Like most active sites our applications have a healthy pipeline of change requests and bug fixes, and we manage this pipeline by maintaining a steady pace of small releases.
Each release is built, tested and deployed within a 3-4 week timeframe. Probably once or twice a month, on a Thursday evening, one or more deployments will be run, and each deployment is fully scripted with as few steps as possible. My standard deployment script has evolved over time to handle a number of cases where failures have happened in the past; failed deployments are rare now.
One issue we encountered some time ago was when a deployment script happened to be run at the same time as a database scheduler job; the job started halfway during the deployment when some objects were in the process of being modified. This led to some temporary compilation failures that caused the job to fail. Ultimately the deployment was successful, and the next time the job ran it was able to recover; but we couldn’t be sure that another failure of this sort wouldn’t cause issues in future. So I added a step to each deployment to temporarily stop all the jobs and re-start them after the deployment completes, with a script like this:
prompt disable_all_jobs.sql begin for r in ( select job_name from user_scheduler_jobs where schedule_type = 'CALENDAR' and enabled = 'TRUE' order by 1 ) loop dbms_scheduler.disable (name => r.job_name ,force => true); end loop; end; /
This script simply marks all the jobs as “disabled” so they don’t start during the deployment. A very similar script is run at the end of the deployment to re-enable all the scheduler jobs. This works fine, except for the odd occasion when a job just happens to start running, just before the script starts, and the job is still running concurrently with the deployment. The line
force => true in the script means that my script allows those jobs to continue running.

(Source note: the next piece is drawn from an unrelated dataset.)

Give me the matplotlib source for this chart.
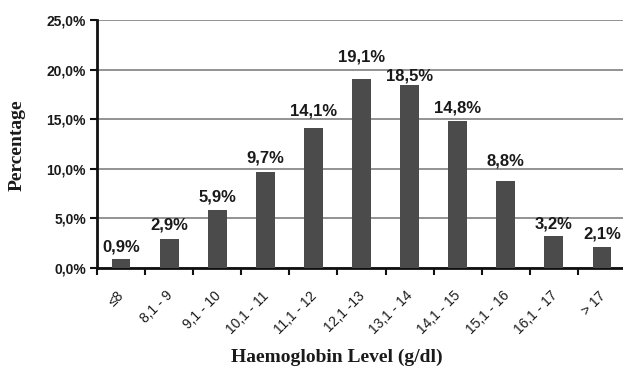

To solve this problem, I’ve added the following:
prompt Waiting for any running jobs to finish... whenever sqlerror exit sql.sqlcode; declare max_wait_seconds constant number := 60; start_time date := sysdate; job_running varchar2(100); begin loop begin select job_name into job_running from user_scheduler_jobs where state = 'RUNNING' and rownum = 1; exception when no_data_found then job_running := null; end; exit when job_running is null; if sysdate - start_time > max_wait_seconds/24/60/60 then raise_application_error(-20000, 'WARNING: waited for ' || max_wait_seconds || ' seconds but job is still running (' || job_running || ').'); else dbms_lock.sleep(2); end if; end loop; end; /
When the DBA runs the above script, it pauses to allow any running jobs to finish. Our jobs almost always finish in less than 30 seconds, usually sooner. The loop checks for any running jobs; if there are no jobs running it exits straight away – otherwise, it waits for a few seconds then checks again. If a job is still running after a minute, the script fails (stopping the deployment) and the DBA can investigate further to see what’s going on; once the job has finished, they can re-start the deployment.